• [Objective]: Begin at the line containing "Write a Python" in the entries below and end at the line containing "0.05, 0.56, 0.56, 0.47, 0.65, 0.47, 0.72, 0.72, 0.80, 0.80]"; transcribe that range exactly and nothing outside it.

(Code that draws figures)
------

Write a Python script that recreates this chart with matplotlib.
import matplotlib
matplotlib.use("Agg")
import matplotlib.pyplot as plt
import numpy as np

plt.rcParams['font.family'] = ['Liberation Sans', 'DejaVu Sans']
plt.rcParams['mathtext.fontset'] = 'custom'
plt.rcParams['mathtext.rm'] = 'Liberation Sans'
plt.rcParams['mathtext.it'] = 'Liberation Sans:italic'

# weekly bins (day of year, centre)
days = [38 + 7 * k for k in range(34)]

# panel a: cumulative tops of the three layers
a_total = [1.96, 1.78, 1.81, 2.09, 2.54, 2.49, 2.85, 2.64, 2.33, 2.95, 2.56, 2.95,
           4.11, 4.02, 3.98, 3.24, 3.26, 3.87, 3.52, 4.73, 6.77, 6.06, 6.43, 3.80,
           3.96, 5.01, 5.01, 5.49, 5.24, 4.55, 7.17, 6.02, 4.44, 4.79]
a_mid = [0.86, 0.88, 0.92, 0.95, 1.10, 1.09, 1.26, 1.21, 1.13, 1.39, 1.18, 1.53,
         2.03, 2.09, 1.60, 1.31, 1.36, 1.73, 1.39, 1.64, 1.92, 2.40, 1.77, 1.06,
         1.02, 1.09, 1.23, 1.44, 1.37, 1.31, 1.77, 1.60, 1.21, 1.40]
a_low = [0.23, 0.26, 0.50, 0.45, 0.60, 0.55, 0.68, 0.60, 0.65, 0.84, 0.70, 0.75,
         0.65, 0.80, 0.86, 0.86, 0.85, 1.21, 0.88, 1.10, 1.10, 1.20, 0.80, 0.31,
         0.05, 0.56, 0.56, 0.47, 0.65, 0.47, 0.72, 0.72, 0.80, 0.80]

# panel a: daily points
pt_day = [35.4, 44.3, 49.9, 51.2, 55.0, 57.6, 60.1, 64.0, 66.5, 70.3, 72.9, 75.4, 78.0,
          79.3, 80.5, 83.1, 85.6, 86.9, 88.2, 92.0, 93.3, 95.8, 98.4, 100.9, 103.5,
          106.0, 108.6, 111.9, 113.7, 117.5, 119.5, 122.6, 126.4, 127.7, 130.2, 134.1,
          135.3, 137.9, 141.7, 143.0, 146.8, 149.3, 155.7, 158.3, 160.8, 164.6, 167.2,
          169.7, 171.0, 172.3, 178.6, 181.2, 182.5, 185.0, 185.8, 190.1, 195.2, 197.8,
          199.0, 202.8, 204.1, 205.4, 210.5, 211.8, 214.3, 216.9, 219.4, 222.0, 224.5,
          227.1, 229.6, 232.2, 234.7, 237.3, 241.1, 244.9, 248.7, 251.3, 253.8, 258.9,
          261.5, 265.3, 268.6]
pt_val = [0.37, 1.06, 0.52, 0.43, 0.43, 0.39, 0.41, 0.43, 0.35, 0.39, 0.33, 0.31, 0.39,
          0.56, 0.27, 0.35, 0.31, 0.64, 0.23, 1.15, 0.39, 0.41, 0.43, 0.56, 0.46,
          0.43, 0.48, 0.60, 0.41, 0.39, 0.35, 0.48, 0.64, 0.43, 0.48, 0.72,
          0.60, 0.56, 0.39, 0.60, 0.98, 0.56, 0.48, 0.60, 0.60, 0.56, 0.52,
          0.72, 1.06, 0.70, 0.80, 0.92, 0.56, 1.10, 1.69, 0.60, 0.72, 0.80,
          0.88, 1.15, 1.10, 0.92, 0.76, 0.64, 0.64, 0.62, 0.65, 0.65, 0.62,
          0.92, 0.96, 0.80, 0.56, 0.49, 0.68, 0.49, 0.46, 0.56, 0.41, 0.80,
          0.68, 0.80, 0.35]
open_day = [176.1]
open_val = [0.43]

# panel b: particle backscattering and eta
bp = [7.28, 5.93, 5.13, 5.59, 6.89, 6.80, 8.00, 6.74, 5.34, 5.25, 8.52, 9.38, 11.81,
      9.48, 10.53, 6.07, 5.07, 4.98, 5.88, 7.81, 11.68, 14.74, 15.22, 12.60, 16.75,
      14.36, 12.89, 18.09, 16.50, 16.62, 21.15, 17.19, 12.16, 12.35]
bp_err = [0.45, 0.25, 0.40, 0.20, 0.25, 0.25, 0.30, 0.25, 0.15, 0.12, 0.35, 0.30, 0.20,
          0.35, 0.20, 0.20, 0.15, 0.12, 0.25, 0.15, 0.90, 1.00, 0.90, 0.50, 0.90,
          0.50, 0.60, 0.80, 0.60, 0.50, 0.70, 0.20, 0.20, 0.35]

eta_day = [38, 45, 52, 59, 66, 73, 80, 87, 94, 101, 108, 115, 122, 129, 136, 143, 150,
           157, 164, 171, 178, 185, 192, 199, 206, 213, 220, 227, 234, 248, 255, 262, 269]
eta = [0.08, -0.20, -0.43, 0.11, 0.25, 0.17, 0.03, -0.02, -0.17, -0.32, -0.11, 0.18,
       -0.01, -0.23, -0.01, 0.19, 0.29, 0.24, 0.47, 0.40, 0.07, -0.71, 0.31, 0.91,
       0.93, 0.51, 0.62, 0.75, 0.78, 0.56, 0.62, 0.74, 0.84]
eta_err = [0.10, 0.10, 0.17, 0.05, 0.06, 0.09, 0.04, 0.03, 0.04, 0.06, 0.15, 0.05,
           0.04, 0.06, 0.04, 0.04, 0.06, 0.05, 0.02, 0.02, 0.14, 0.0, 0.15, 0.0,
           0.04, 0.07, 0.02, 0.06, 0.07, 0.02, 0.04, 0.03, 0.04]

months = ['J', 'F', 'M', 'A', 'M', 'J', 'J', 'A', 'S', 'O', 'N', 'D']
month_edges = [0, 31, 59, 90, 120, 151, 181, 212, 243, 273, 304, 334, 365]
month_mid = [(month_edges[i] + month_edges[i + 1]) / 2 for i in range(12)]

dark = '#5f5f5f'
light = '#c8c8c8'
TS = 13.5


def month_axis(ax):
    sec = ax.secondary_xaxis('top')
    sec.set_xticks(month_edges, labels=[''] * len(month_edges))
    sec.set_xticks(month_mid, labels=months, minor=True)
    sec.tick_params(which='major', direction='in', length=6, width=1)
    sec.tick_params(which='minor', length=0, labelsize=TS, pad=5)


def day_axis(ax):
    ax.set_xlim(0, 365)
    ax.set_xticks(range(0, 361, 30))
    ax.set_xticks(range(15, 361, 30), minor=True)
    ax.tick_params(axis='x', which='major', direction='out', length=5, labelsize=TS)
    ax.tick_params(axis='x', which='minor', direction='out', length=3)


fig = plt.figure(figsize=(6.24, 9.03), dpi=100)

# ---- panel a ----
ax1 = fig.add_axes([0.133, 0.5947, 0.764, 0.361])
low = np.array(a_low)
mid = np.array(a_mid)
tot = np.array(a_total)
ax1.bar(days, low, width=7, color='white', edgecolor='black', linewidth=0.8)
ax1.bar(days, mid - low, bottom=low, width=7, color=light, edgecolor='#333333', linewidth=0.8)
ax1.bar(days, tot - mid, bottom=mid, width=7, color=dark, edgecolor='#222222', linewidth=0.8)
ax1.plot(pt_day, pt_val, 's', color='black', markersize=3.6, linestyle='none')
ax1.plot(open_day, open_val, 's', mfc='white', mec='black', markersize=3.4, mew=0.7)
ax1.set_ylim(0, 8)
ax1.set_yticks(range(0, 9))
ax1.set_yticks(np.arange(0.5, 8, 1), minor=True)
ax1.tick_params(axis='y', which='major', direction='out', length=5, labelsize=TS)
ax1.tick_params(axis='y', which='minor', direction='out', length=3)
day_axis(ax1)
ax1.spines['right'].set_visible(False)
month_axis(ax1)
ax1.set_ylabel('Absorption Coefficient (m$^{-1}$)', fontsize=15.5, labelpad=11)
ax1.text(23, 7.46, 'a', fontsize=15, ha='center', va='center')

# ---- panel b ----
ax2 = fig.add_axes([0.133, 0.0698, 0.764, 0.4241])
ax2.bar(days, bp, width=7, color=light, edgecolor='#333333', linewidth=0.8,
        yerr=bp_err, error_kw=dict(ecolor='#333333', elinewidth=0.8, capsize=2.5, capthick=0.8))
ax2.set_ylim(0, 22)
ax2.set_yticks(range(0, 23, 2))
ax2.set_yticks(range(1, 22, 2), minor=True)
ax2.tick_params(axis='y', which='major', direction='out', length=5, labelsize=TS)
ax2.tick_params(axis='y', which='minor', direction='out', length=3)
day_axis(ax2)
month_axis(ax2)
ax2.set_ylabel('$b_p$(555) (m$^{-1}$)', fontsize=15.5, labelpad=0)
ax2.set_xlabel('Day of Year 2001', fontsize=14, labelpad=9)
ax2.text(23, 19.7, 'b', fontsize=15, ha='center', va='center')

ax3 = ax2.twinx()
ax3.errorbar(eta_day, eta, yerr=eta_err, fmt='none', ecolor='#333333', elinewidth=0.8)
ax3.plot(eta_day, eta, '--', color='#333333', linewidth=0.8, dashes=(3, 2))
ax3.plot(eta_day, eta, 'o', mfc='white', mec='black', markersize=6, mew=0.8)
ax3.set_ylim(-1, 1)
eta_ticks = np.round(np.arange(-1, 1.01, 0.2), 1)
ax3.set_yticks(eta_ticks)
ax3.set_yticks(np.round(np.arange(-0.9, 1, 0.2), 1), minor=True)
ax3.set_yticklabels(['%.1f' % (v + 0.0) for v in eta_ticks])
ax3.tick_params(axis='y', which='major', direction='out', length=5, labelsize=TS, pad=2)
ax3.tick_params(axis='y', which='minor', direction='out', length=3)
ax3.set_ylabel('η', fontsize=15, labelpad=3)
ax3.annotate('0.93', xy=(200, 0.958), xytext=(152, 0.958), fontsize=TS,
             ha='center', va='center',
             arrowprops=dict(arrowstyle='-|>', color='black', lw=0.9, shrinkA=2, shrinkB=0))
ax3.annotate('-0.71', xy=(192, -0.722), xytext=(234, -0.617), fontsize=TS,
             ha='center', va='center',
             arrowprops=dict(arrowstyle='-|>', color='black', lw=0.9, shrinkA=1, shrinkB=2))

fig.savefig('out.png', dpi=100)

------

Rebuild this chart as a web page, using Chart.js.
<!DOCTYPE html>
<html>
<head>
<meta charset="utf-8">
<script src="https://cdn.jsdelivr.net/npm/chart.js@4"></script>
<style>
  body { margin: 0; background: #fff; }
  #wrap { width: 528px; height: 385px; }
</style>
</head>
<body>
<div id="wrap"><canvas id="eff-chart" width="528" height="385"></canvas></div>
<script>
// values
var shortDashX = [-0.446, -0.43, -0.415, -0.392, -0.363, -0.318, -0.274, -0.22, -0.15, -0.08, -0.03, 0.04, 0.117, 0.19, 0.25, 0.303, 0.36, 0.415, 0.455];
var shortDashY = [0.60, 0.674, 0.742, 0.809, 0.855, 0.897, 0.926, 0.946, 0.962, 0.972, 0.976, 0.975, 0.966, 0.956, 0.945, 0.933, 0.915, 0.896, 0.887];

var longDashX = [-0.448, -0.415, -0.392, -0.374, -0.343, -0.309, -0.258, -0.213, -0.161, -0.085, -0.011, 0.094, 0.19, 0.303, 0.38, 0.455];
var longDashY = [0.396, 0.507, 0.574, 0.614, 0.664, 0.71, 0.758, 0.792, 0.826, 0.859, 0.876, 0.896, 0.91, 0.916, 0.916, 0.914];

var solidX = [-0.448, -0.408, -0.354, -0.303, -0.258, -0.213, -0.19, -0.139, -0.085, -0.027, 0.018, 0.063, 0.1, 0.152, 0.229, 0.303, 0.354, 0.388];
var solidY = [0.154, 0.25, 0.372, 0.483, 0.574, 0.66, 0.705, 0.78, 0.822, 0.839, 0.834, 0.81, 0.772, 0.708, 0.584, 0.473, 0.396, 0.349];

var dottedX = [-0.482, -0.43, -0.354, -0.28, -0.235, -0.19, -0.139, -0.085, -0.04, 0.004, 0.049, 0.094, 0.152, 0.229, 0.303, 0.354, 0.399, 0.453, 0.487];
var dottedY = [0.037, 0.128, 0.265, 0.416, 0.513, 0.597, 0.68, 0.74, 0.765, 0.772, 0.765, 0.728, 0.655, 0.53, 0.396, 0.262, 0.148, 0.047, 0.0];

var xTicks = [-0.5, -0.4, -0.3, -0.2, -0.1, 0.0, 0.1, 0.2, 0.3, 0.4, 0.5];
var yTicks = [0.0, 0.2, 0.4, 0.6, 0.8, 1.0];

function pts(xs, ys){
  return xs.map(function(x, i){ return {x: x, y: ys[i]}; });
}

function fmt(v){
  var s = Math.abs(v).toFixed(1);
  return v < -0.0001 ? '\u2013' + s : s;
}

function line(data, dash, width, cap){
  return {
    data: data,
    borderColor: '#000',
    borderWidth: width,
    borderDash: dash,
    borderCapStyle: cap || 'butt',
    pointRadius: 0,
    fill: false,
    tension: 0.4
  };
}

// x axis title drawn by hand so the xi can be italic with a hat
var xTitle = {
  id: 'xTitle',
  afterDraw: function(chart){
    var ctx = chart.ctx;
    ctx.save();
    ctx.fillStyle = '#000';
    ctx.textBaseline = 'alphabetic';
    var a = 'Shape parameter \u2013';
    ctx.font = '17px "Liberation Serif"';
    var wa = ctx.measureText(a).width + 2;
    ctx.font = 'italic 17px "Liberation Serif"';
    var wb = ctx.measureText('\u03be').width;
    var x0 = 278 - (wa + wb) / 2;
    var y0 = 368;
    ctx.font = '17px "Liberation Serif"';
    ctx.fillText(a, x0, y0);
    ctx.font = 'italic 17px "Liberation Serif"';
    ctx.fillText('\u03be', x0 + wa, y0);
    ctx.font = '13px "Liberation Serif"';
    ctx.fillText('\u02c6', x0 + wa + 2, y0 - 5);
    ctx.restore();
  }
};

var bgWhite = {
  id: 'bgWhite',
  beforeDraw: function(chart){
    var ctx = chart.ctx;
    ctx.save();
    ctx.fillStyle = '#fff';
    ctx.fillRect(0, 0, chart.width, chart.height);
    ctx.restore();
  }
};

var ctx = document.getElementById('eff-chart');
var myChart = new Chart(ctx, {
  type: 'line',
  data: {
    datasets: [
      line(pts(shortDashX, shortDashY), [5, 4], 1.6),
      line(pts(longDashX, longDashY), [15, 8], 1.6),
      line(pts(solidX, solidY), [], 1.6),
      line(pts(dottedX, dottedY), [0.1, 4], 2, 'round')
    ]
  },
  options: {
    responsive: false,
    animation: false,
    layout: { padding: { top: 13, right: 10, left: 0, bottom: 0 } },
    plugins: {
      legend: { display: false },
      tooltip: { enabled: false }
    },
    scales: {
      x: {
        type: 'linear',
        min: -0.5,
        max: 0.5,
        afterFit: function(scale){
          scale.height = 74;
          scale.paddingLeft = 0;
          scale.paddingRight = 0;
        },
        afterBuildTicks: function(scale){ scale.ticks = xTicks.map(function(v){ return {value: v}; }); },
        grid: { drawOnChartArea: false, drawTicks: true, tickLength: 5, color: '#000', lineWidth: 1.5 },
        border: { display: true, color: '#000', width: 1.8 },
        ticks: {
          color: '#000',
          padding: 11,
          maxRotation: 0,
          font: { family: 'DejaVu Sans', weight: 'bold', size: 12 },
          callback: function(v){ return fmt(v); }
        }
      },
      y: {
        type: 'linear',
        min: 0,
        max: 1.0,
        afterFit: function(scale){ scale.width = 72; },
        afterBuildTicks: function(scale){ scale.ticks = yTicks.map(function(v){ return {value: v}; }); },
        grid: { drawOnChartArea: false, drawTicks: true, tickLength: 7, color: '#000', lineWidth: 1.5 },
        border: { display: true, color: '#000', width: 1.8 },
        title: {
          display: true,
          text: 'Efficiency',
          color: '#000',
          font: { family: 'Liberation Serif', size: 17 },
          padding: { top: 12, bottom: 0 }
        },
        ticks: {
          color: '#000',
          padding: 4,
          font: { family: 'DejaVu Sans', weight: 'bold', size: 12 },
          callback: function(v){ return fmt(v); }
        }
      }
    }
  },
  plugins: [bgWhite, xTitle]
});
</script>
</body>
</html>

------

• [Task solution]:
Write a Python script that recreates this chart with matplotlib.
import matplotlib
matplotlib.use("Agg")
import matplotlib.pyplot as plt
import numpy as np

plt.rcParams['font.family'] = ['Liberation Sans', 'DejaVu Sans']
plt.rcParams['mathtext.fontset'] = 'custom'
plt.rcParams['mathtext.rm'] = 'Liberation Sans'
plt.rcParams['mathtext.it'] = 'Liberation Sans:italic'

# weekly bins (day of year, centre)
days = [38 + 7 * k for k in range(34)]

# panel a: cumulative tops of the three layers
a_total = [1.96, 1.78, 1.81, 2.09, 2.54, 2.49, 2.85, 2.64, 2.33, 2.95, 2.56, 2.95,
           4.11, 4.02, 3.98, 3.24, 3.26, 3.87, 3.52, 4.73, 6.77, 6.06, 6.43, 3.80,
           3.96, 5.01, 5.01, 5.49, 5.24, 4.55, 7.17, 6.02, 4.44, 4.79]
a_mid = [0.86, 0.88, 0.92, 0.95, 1.10, 1.09, 1.26, 1.21, 1.13, 1.39, 1.18, 1.53,
         2.03, 2.09, 1.60, 1.31, 1.36, 1.73, 1.39, 1.64, 1.92, 2.40, 1.77, 1.06,
         1.02, 1.09, 1.23, 1.44, 1.37, 1.31, 1.77, 1.60, 1.21, 1.40]
a_low = [0.23, 0.26, 0.50, 0.45, 0.60, 0.55, 0.68, 0.60, 0.65, 0.84, 0.70, 0.75,
         0.65, 0.80, 0.86, 0.86, 0.85, 1.21, 0.88, 1.10, 1.10, 1.20, 0.80, 0.31,
         0.05, 0.56, 0.56, 0.47, 0.65, 0.47, 0.72, 0.72, 0.80, 0.80]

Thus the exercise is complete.